Mentor Encourages Woodworker
Tom McLaughlin

By Amy O'Neal
The Wilson Daily Times, Wilson NC - February 1997

Woodworker Tom McLaughlin was born too late to know his own grandfathers, but he was lucky enough to meet a man who was willing to substitute.

McLaughlin met P.A. "Pug" Moore shortly after he and his wife, Kristy, moved to Wilson in 1990.

McLaughlin's friendship with Richard Rhodes brought the couple to North Carolina. Richard's father, Dr. Cecil Rhodes, showed the couple around and introduced McLaughlin to Moore in Rocky Mount. "He was 73, and he said he didn't want to hire anybody. I asked him if he would a least critique my work", McLaughlin remembered.

"After we moved down, I took a few pieces to Mr. Moore and he said, 'You know, maybe we could work something out.' But he said there was one condition - that I had to work in his shop. That was funny because I had only a few pieces of equipment."

When Hope Plantation, the Windsor home of early 19th century Gov. David Stone, asked Moore to recommend someone to build reproduction bookcases for its new library, he recommended McLaughlin. Hope also ordered a highboy from McLaughlin and asks him to participate in its craft exhibits.

McLaughlin has made chairs for Tryon Palace in New Bern, NC. He crafted a four-section Queen Anne dining table with 16 chairs for Southeastern Baptist Seminary's Magnolia Hill in Winston-Salem, NC.

His work is scattered from Georgia to Massachusetts. He gets his ideas from museums and books. Most of his commissions are for individuals. "More and more people are starting to think of furniture as an investment," McLaughlin said. "If you commission a reproduction, you use it at the beginning of its life and as your heirs enjoy it, it will become an antique."

McLaughlin says Moore has honed the skills that his parents say he came by honestly. "One of my grandfathers was a carpenter. Then he took a job as a policeman and was killed in the line of duty. My parents say I have his talent," McLaughlin said.

His parents, both educators, went along with his decision in ninth grade to follow a vocational rather than a college preparatory track. "I loved the fine arts aspect of carpentry," McLaughlin said. "When the class got away from the creative aspect, I switched back to college prep."

He earned a degree in mathematics from the University of Massachusetts at Lowell, then a master's of divinity from Gordon-Conwell Theological Seminary in South Hamilton, Mass. "I had this misconception that you had to be a missionary or a minister in order to serve God," McLaughlin said. "I had to learn that every follower of Christ has the same occupational title of servant."

When he decided to find a profession that he had the talent for and derived joy from, he turned back to woodworking. "The first four years Kristy and I were married, we lived in Buckman Tavern in Lexington, MA. It's where Paul Revere rendezvoused with the Minutemen on the eve of the Revolution," he explained. "Living there gave me an appreciation for 18th century furniture."

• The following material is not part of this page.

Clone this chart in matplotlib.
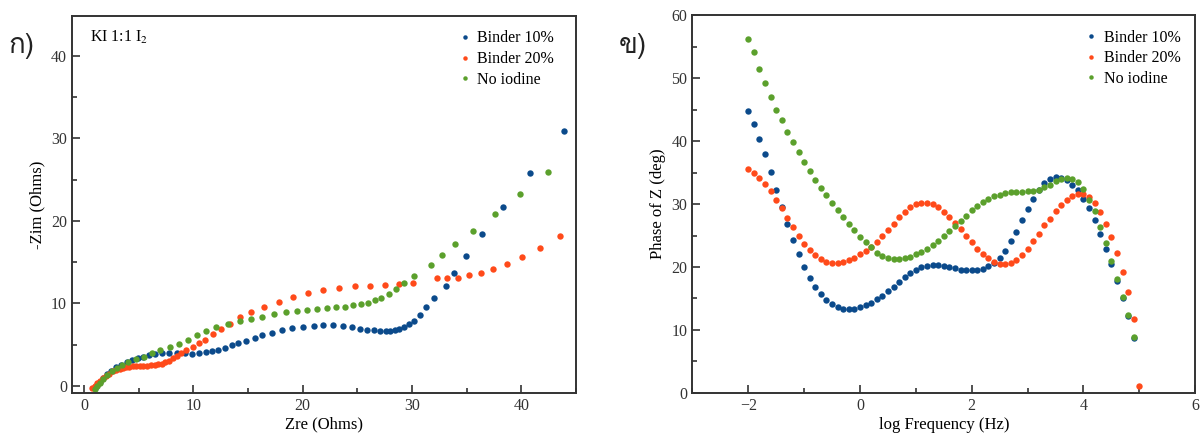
import matplotlib
matplotlib.use("Agg")
import matplotlib.pyplot as plt
from matplotlib import font_manager
from matplotlib.ticker import MultipleLocator
from matplotlib.ft2font import FT2Font

plt.rcParams['font.family'] = ['Liberation Serif', 'DejaVu Serif']
plt.rcParams['mathtext.fontset'] = 'stix'

# --- Nyquist (left) ---
zre_10 = [1.0, 1.2, 1.45, 1.75, 2.1, 2.5, 2.95, 3.4, 3.9, 4.4, 4.9, 5.4, 5.9, 6.5, 7.1,
          7.8, 8.5, 9.2, 9.9, 10.5, 11.2, 11.7, 12.3, 12.9, 13.5, 14.1, 14.8, 15.6, 16.3,
          17.2, 18.1, 19.0, 20.0, 21.0, 21.9, 22.8, 23.7, 24.5, 25.2, 25.9, 26.5, 27.1,
          27.6, 28.0, 28.4, 28.85, 29.25, 29.7, 30.2, 30.7, 31.3, 32.0, 33.1, 33.8, 34.9,
          36.4, 38.3, 40.8, 43.9]
zim_10 = [-0.3, 0.1, 0.5, 0.95, 1.4, 1.85, 2.25, 2.55, 2.85, 3.1, 3.35, 3.55, 3.7, 3.85,
          3.95, 3.95, 3.95, 3.95, 3.9, 3.95, 4.05, 4.2, 4.4, 4.65, 4.9, 5.15, 5.5, 5.8,
          6.15, 6.45, 6.75, 7.0, 7.15, 7.3, 7.35, 7.35, 7.25, 7.1, 6.95, 6.8, 6.72, 6.68,
          6.68, 6.68, 6.72, 6.9, 7.1, 7.5, 7.9, 8.6, 9.55, 10.6, 12.05, 13.7, 15.7, 18.4,
          21.7, 25.8, 30.9]

zre_20 = [0.77, 1.0, 1.22, 1.46, 1.71, 2.0, 2.32, 2.62, 2.93, 3.25, 3.55, 3.85, 4.15,
          4.45, 4.76, 5.1, 5.4, 5.75, 6.1, 6.45, 6.8, 7.1, 7.45, 7.8, 8.15, 8.5, 8.9,
          9.35, 9.95, 10.5, 11.1, 11.8, 12.5, 13.35, 14.3, 15.3, 16.5, 17.8, 19.1, 20.5,
          21.9, 23.35, 24.8, 26.2, 27.5, 28.85, 30.1, 32.3, 33.2, 34.2, 35.25, 36.3,
          37.4, 38.7, 40.1, 41.7, 43.55]
zim_20 = [-0.3, 0.0, 0.3, 0.6, 0.9, 1.2, 1.5, 1.75, 1.95, 2.1, 2.2, 2.3, 2.35, 2.4, 2.4,
          2.45, 2.45, 2.45, 2.5, 2.55, 2.6, 2.7, 2.85, 3.05, 3.35, 3.65, 3.95, 4.3, 4.7,
          5.15, 5.6, 6.25, 6.9, 7.55, 8.3, 8.9, 9.6, 10.2, 10.75, 11.25, 11.6, 11.85,
          12.05, 12.15, 12.2, 12.3, 12.45, 13.05, 13.05, 13.1, 13.4, 13.65, 14.1, 14.75,
          15.6, 16.75, 18.2]

zre_0 = [1.0, 1.22, 1.46, 1.77, 2.13, 2.53, 2.99, 3.5, 4.05, 4.76, 5.5, 6.2, 6.95, 7.87,
         8.7, 9.55, 10.3, 11.2, 12.1, 13.15, 14.3, 15.3, 16.3, 17.4, 18.5, 19.5, 20.4,
         21.3, 22.2, 23.05, 23.85, 24.6, 25.3, 25.95, 26.6, 27.2, 27.85, 28.5, 29.3,
         30.2, 31.7, 32.7, 33.9, 35.6, 37.6, 39.9, 42.45]
zim_0 = [-0.4, -0.05, 0.35, 0.85, 1.35, 1.75, 2.15, 2.55, 2.9, 3.25, 3.55, 3.95, 4.35,
         4.7, 5.1, 5.6, 6.2, 6.7, 7.1, 7.5, 7.9, 8.15, 8.4, 8.65, 8.9, 9.05, 9.2, 9.3,
         9.4, 9.5, 9.6, 9.75, 9.9, 10.1, 10.35, 10.65, 11.15, 11.7, 12.5, 13.3, 14.7,
         15.8, 17.2, 18.8, 20.8, 23.2, 25.9]

# --- Bode phase (right) ---
logf = [-2.0, -1.9, -1.8, -1.7, -1.6, -1.5, -1.4, -1.3, -1.2, -1.1, -1.0, -0.9, -0.8,
        -0.7, -0.6, -0.5, -0.4, -0.3, -0.2, -0.1, 0.0, 0.1, 0.2, 0.3, 0.4, 0.5, 0.6,
        0.7, 0.8, 0.9, 1.0, 1.1, 1.2, 1.3, 1.4, 1.5, 1.6, 1.7, 1.8, 1.9, 2.0, 2.1, 2.2,
        2.3, 2.4, 2.5, 2.6, 2.7, 2.8, 2.9, 3.0, 3.1, 3.2, 3.3, 3.4, 3.5, 3.6, 3.7, 3.8,
        3.9, 4.0, 4.1, 4.2, 4.3, 4.4, 4.5, 4.6, 4.7, 4.8, 4.9, 5.0]

phase_10 = [44.7, 42.7, 40.4, 37.9, 35.1, 32.3, 29.6, 26.8, 24.3, 22.0, 20.0, 18.3, 16.9,
            15.7, 14.8, 14.1, 13.7, 13.4, 13.3, 13.4, 13.7, 13.9, 14.3, 14.9, 15.4, 16.2,
            16.9, 17.6, 18.4, 19.0, 19.6, 20.0, 20.2, 20.3, 20.3, 20.2, 20.0, 19.8, 19.6,
            19.5, 19.5, 19.6, 19.7, 20.1, 20.7, 21.4, 22.6, 24.1, 25.6, 27.4, 29.2, 30.8,
            32.2, 33.4, 34.0, 34.3, 34.2, 33.8, 33.1, 32.2, 30.8, 29.3, 27.5, 25.3, 22.9,
            20.4, 17.8, 15.0, 12.2, 8.8]
phase_20 = [35.5, 35.0, 34.2, 33.2, 32.0, 30.7, 29.3, 27.8, 26.3, 25.0, 23.7, 22.7, 21.9,
            21.2, 20.8, 20.6, 20.6, 20.8, 21.1, 21.5, 22.0, 22.5, 23.1, 23.9, 24.9, 25.9,
            26.9, 27.9, 28.8, 29.5, 30.0, 30.2, 30.2, 30.0, 29.5, 28.7, 28.0, 27.0, 26.0,
            24.9, 24.0, 22.9, 22.1, 21.4, 20.8, 20.5, 20.4, 20.6, 21.1, 21.9, 22.9, 24.1,
            25.3, 26.7, 27.7, 28.9, 29.9, 30.7, 31.3, 31.6, 31.6, 31.1, 30.2, 28.7, 26.9,
            24.7, 22.2, 19.2, 16.1, 11.8, 1.1]
phase_0 = [56.2, 54.1, 51.5, 49.2, 47.0, 45.0, 43.3, 41.5, 39.8, 38.2, 36.7, 35.2, 33.8,
           32.6, 31.4, 30.2, 29.0, 27.9, 26.9, 25.8, 24.8, 23.9, 23.1, 22.3, 21.7, 21.4,
           21.3, 21.3, 21.4, 21.6, 22.0, 22.4, 22.9, 23.5, 24.2, 25.0, 25.7, 26.5, 27.3,
           28.1, 29.0, 29.7, 30.3, 30.8, 31.3, 31.5, 31.7, 31.9, 31.9, 31.9, 32.0, 32.1,
           32.3, 32.7, 33.1, 33.6, 34.0, 34.2, 34.0, 33.5, 32.4, 30.6, 28.9, 26.4, 23.8,
           21.0, 18.1, 15.2, 12.4, 8.9]

labels = ['Binder 10%', 'Binder 20%', 'No iodine']
colors = ['#0b4a8b', '#ff4a1a', '#5ba02c']


# font that has Thai glyphs for the panel letters
def thai_font():
    for f in font_manager.fontManager.ttflist:
        try:
            if 0x0E01 in FT2Font(f.fname).get_charmap():
                return f.name
        except Exception:
            pass
    return 'DejaVu Sans'


thai = thai_font()

fig = plt.figure(figsize=(12, 4.45), dpi=100)
ax1 = fig.add_axes([0.060, 0.117, 0.420, 0.847])
ax2 = fig.add_axes([0.577, 0.117, 0.419, 0.849])


def style(ax):
    for s in ax.spines.values():
        s.set_linewidth(1.4)
        s.set_color('#333333')
    ax.tick_params(which='both', direction='in', top=False, right=False,
                   labelsize=11.5, colors='#333333', width=1.2)
    ax.tick_params(which='major', length=6)
    ax.tick_params(which='minor', length=3.5)


ms = 4.6
ax1.plot(zre_10, zim_10, 'o', ms=ms, mec='none', color=colors[0], label=labels[0])
ax1.plot(zre_20, zim_20, 'o', ms=ms, mec='none', color=colors[1], label=labels[1])
ax1.plot(zre_0, zim_0, 'o', ms=ms, mec='none', color=colors[2], label=labels[2])
ax1.set_xlim(-1.1, 45)
ax1.set_ylim(-0.85, 44.8)
ax1.xaxis.set_major_locator(MultipleLocator(10))
ax1.xaxis.set_minor_locator(MultipleLocator(5))
ax1.yaxis.set_major_locator(MultipleLocator(10))
ax1.yaxis.set_minor_locator(MultipleLocator(5))
ax1.set_xlabel('Zre (Ohms)', fontsize=12, labelpad=2)
ax1.set_ylabel('-Zim (Ohms)', fontsize=12, labelpad=4)
style(ax1)
ax1.text(0.035, 0.965, 'KI 1:1 I$_2$', transform=ax1.transAxes, ha='left', va='top',
         fontsize=11.5)
ax1.legend(loc='upper right', bbox_to_anchor=(0.985, 1.0), frameon=False, fontsize=11.5,
           handlelength=0.6, handletextpad=0.5, markerscale=0.7, labelspacing=0.3)

ax2.plot(logf[:len(phase_10)], phase_10, 'o', ms=ms, mec='none', color=colors[0],
         label=labels[0])
ax2.plot(logf[:len(phase_20)], phase_20, 'o', ms=ms, mec='none', color=colors[1],
         label=labels[1])
ax2.plot(logf[:len(phase_0)], phase_0, 'o', ms=ms, mec='none', color=colors[2],
         label=labels[2])
ax2.set_xlim(-3, 6)
ax2.set_ylim(0, 60)
ax2.xaxis.set_major_locator(MultipleLocator(2))
ax2.xaxis.set_minor_locator(MultipleLocator(1))
ax2.yaxis.set_major_locator(MultipleLocator(10))
ax2.yaxis.set_minor_locator(MultipleLocator(5))
ax2.set_xlabel('log Frequency (Hz)', fontsize=12, labelpad=2)
ax2.set_ylabel('Phase of Z (deg)', fontsize=12, labelpad=4)
style(ax2)
ax2.legend(loc='upper right', bbox_to_anchor=(1.0, 1.0), frameon=False, fontsize=11.5,
           handlelength=0.6, handletextpad=0.5, markerscale=0.7, labelspacing=0.3)

fig.text(0.007, 0.88, 'ก)', fontsize=20, family=[thai, 'DejaVu Sans'], color='#222222')
fig.text(0.516, 0.88, 'ข)', fontsize=20, family=[thai, 'DejaVu Sans'], color='#222222')

fig.savefig('out.png', dpi=100)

He praises his wife for understanding when he decided to leave the ministry and move South to become a cabinetmaker. She runs a desktop publishing company out of their frame house on Weaver Road. He works in the shop out back. They have a son, Lucas, who is 3 and a daughter, Lauren, 1. A second boy is expected soon. "An advantage to working at home is that the kids see what you do, and they understand the need to work," he said.

Although the couple's parents live in Massachusetts, McLaughlin considers Moore family. "I consider myself third generation because Mr. Moore's father started the business," he said. As Moore dismantles the shop behind his house, he has been passing on to McLaughlin tools and molds. All three of Moore's children were girls. "I feel like I gained 10 years professionally by working with Mr. Moore," McLaughlin said. Moore sharpened McLaughlin's design skills. "You can do the joinery crisp and use the right wood; but, if you don't have it on a good design," McLaughlin said, "you don't have it."

On the first day of their association, Moore called the person at the top of his order list and asked if he still wanted the piece of furniture he had ordered three years earlier. To all these calls, the answer was yes.

The furniture Moore and McLaughlin craft is a pleasure to look at, and it fetches a living wage. A bed crafted by Moore brings $4,900. One of McLaughlin's chairs costs $1000 without arms and $1,400 with.

McLaughlin says it takes 40-50 hours to make a chair. The challenge of a chair lies in its many angles, he says. The joy that building it brings is threefold: it is beautiful to look at, it is useful as a place to site, and it is comfortable if it is properly crafted.

His favorite wood to work with is mahogany because of its even grain. "It doesn't tear out like pine, and it takes a finish very well," McLaughlin said, noting sadly that now that mahogany from Santo Domingo, is the Dominican Republic, is no longer available the best is gone. His favorite wood for beauty and effect is walnut. He loves the way it lightens when it ages into mellow gold.